Do Americans equate a clipped English accent with evil?

The bad guys and gals have been British before, but lately they seem to crop up with more frequency. From psychotic killers to satanic mischief-makers, all the queen's subjects appear to be up to no good.

Even when they don't sound British, the British are still evil, like Christian Bale of "American Psycho" and "Shaft" renown, and Ben Chaplin, also known as the satanic vessel in "Lost Souls." Both sounded thoroughly Yankee born and bred, though their origins come from a little east of Yankee central.

"I thought it's fairly traditional that the bad guy gets portrayed in various ways. If the shift is toward British accents, maybe it's our turn," said Vincent Avery, a Brit living in Andover who serves as dean of studies at Phillips Academy.

He doesn't feel that his accent gets a bad reaction here in the States. Just the opposite, Americans seem to have a cultural affinity for it.

But 14-year-old Emily Watson, an American raised in Great Britain, thinks Americans can find British accents a little disturbing.

"A British accent is more sinister-sounding than an American one," she said. "An American one is happy sounding."

Mythologist, psychologist and filmmaker Dr. Mark Greene, who reviews films for the Web site Headlinemuse.com, thinks even though Americans and Brits speak English, the accent makes it sound strange to the yanks.

"It is our language, but it is different, it represents the unknown within us, the shadow aspects of ourselves that we cannot possibly know and so project onto others who speak that language so strangely," he said.

Differences seem to make the difference between the villains and the vilified. For a while, it was minorities -- blacks, Hispanics and Indians -- that held monopolies on bad guys. Other favorites have been Germans, Russians and Arabs.

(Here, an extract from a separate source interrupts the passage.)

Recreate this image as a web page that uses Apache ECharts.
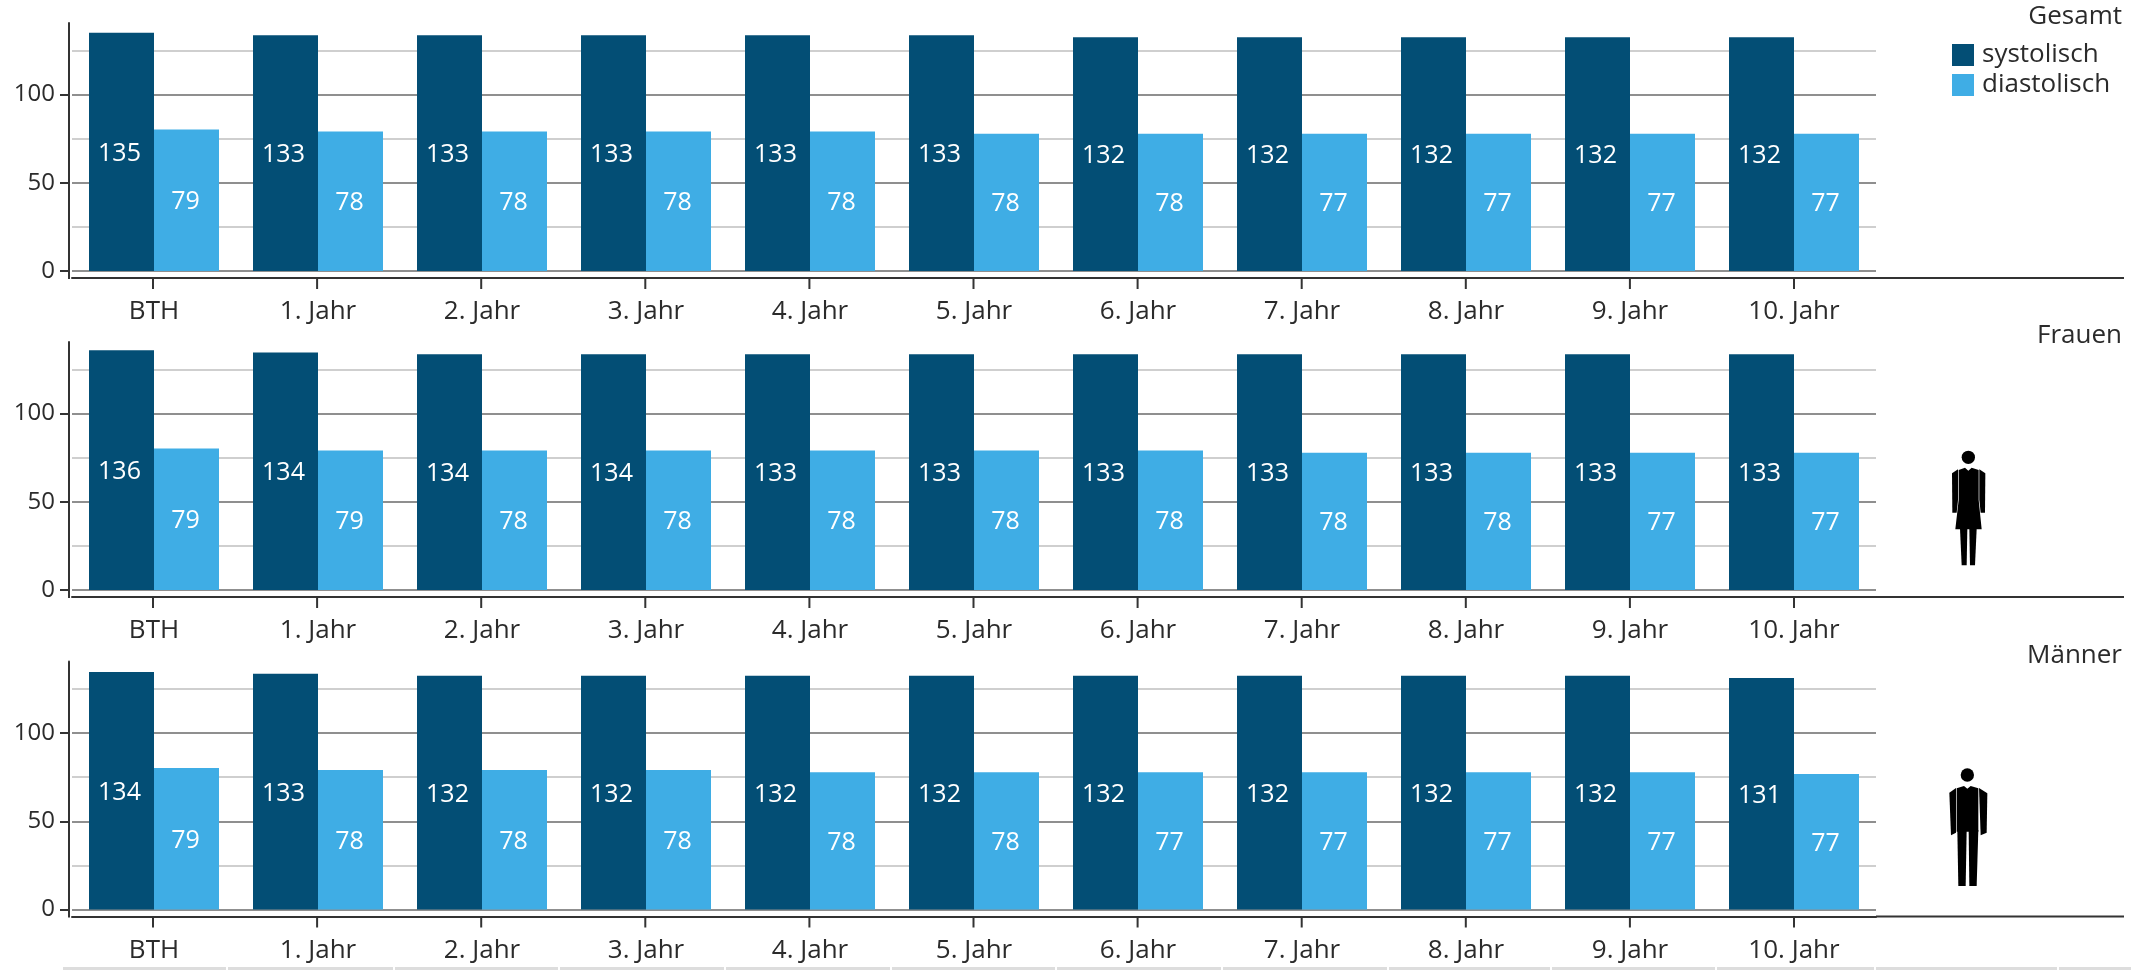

"It's one of the few (nationalities) yet to be labeled politically incorrect," speculated Boston University film professor Bob Demers, who hadn't noticed the trend but wasn't shocked by it.

Then again, it could be that old rivalry between America and its former mother country that's existed since the Colonial days.

"Maybe it's some sort of thing (where) Americans are trying to beat the British, even though we have done it millions of times over," Emily said.

Dr. Greene thinks the increase in villains with British accents could be a sign that Americans need an arch-nemesis to flex their muscles against.

"Let's face it, ever since the end of our overt hostilities with the U.S.S.R., we have had no 'big' bullies to deal with in the playground of the world," he said. "If you equate our war of independence from England as a break between father and son, you'll notice that the decline of the British Empire that eventually ensued, and our rising to power, fits neatly with this model. This same motif of son overthrowing father appears in many mythologies, but perhaps most germane to our perspective, the story of Zeus and the castrating of his father, Cronus."

In order to become king of the gods, Zeus went to war against his father, the leader of the Titans, a race of giants. Dr. Greene sees the same relationship between America and Great Britain.

"I'd say that the demise of England as a world power to be reckoned with led the way for us to continue our war with titanic Russia. Now that it is over, I believe we are re-living, at least on a psychological level, the original break from our English heritage in the realm of the imagined, in this case, cinema," he said. "This recent appearance of English 'bad guys' in the movies is certainly not a first, but I believe has been intensified now that the U.S. world order has pretty much been established. By portraying the Brits as evil, we are telling the story of how we became who we are, how we broke from the father."